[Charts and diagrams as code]
————————

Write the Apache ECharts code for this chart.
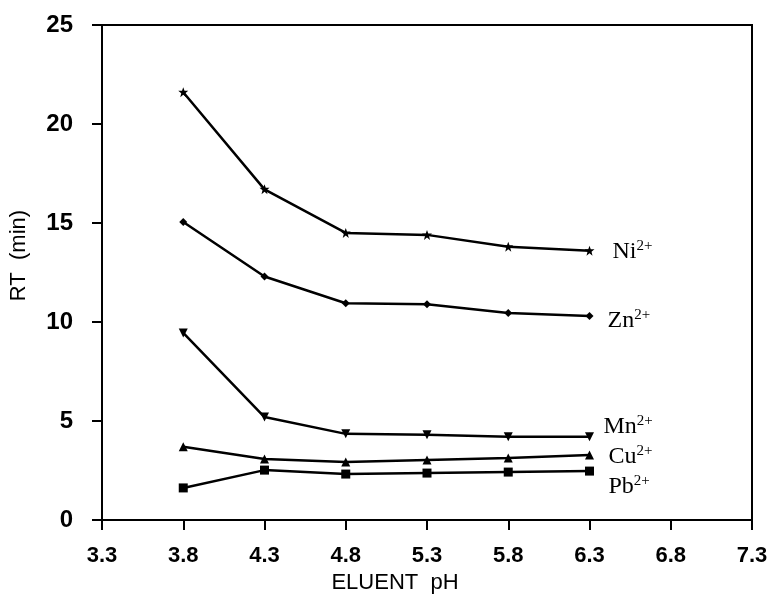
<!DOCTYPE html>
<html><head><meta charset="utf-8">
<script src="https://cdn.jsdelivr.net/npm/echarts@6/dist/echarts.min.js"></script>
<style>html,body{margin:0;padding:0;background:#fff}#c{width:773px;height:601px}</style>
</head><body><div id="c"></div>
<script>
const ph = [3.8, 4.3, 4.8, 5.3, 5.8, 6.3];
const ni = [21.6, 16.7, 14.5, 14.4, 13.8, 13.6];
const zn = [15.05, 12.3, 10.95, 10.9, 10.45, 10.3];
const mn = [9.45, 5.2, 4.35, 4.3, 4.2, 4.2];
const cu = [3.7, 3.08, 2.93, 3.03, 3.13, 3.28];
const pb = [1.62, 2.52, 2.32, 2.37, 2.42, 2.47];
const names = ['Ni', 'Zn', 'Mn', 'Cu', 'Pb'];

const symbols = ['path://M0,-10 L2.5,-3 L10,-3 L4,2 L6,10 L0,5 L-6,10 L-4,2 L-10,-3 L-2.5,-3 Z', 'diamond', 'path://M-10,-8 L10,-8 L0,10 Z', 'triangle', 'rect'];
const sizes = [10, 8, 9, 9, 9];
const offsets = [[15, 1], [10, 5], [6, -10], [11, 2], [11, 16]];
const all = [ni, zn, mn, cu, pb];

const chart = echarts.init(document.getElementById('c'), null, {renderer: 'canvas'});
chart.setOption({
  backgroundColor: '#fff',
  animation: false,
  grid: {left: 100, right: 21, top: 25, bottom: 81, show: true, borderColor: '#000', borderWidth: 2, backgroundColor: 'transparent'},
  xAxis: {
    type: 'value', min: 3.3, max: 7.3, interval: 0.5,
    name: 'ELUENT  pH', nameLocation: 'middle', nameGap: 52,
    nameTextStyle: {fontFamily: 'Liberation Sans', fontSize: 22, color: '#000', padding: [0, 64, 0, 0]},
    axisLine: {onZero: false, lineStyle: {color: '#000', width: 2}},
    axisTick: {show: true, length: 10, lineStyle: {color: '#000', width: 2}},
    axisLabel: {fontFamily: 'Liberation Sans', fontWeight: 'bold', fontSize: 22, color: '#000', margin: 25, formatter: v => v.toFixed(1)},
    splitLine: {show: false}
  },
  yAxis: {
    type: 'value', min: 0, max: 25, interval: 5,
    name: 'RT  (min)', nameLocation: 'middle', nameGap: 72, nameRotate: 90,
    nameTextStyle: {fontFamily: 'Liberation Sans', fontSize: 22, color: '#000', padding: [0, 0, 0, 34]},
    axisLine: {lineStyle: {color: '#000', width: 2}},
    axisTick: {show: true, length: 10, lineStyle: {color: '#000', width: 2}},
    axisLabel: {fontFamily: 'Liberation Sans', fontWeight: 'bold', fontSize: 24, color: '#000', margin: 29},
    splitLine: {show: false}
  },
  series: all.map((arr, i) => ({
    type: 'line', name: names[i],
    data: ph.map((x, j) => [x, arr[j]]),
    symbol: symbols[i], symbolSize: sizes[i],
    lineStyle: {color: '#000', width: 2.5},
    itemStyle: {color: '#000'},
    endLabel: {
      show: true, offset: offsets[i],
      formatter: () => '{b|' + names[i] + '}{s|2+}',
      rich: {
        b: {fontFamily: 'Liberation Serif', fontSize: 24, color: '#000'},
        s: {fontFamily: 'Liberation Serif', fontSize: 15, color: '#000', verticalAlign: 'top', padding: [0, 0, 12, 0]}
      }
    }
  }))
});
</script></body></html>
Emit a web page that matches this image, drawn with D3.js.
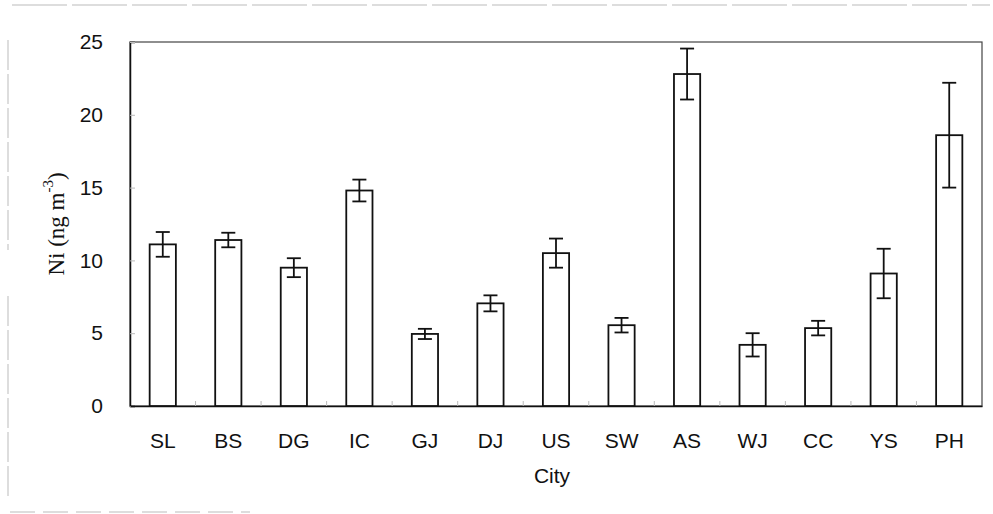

————————

_DIRECTION_
Print each entry shown above with exact wording and no pictures.

_RIGHT ANSWER_
Write the Apache ECharts code for this chart.
<!DOCTYPE html>
<html><head><meta charset="utf-8">
<script src="https://cdn.jsdelivr.net/npm/echarts@6/dist/echarts.min.js"></script>
<style>html,body{margin:0;padding:0;background:#fff}#c{width:773px;height:601px}</style>
</head><body><div id="c"></div>
<script>
const ph = [3.8, 4.3, 4.8, 5.3, 5.8, 6.3];
const ni = [21.6, 16.7, 14.5, 14.4, 13.8, 13.6];
const zn = [15.05, 12.3, 10.95, 10.9, 10.45, 10.3];
const mn = [9.45, 5.2, 4.35, 4.3, 4.2, 4.2];
const cu = [3.7, 3.08, 2.93, 3.03, 3.13, 3.28];
const pb = [1.62, 2.52, 2.32, 2.37, 2.42, 2.47];
const names = ['Ni', 'Zn', 'Mn', 'Cu', 'Pb'];

const symbols = ['path://M0,-10 L2.5,-3 L10,-3 L4,2 L6,10 L0,5 L-6,10 L-4,2 L-10,-3 L-2.5,-3 Z', 'diamond', 'path://M-10,-8 L10,-8 L0,10 Z', 'triangle', 'rect'];
const sizes = [10, 8, 9, 9, 9];
const offsets = [[15, 1], [10, 5], [6, -10], [11, 2], [11, 16]];
const all = [ni, zn, mn, cu, pb];

const chart = echarts.init(document.getElementById('c'), null, {renderer: 'canvas'});
chart.setOption({
  backgroundColor: '#fff',
  animation: false,
  grid: {left: 100, right: 21, top: 25, bottom: 81, show: true, borderColor: '#000', borderWidth: 2, backgroundColor: 'transparent'},
  xAxis: {
    type: 'value', min: 3.3, max: 7.3, interval: 0.5,
    name: 'ELUENT  pH', nameLocation: 'middle', nameGap: 52,
    nameTextStyle: {fontFamily: 'Liberation Sans', fontSize: 22, color: '#000', padding: [0, 64, 0, 0]},
    axisLine: {onZero: false, lineStyle: {color: '#000', width: 2}},
    axisTick: {show: true, length: 10, lineStyle: {color: '#000', width: 2}},
    axisLabel: {fontFamily: 'Liberation Sans', fontWeight: 'bold', fontSize: 22, color: '#000', margin: 25, formatter: v => v.toFixed(1)},
    splitLine: {show: false}
  },
  yAxis: {
    type: 'value', min: 0, max: 25, interval: 5,
    name: 'RT  (min)', nameLocation: 'middle', nameGap: 72, nameRotate: 90,
    nameTextStyle: {fontFamily: 'Liberation Sans', fontSize: 22, color: '#000', padding: [0, 0, 0, 34]},
    axisLine: {lineStyle: {color: '#000', width: 2}},
    axisTick: {show: true, length: 10, lineStyle: {color: '#000', width: 2}},
    axisLabel: {fontFamily: 'Liberation Sans', fontWeight: 'bold', fontSize: 24, color: '#000', margin: 29},
    splitLine: {show: false}
  },
  series: all.map((arr, i) => ({
    type: 'line', name: names[i],
    data: ph.map((x, j) => [x, arr[j]]),
    symbol: symbols[i], symbolSize: sizes[i],
    lineStyle: {color: '#000', width: 2.5},
    itemStyle: {color: '#000'},
    endLabel: {
      show: true, offset: offsets[i],
      formatter: () => '{b|' + names[i] + '}{s|2+}',
      rich: {
        b: {fontFamily: 'Liberation Serif', fontSize: 24, color: '#000'},
        s: {fontFamily: 'Liberation Serif', fontSize: 15, color: '#000', verticalAlign: 'top', padding: [0, 0, 12, 0]}
      }
    }
  }))
});
</script></body></html>
Emit a web page that matches this image, drawn with D3.js.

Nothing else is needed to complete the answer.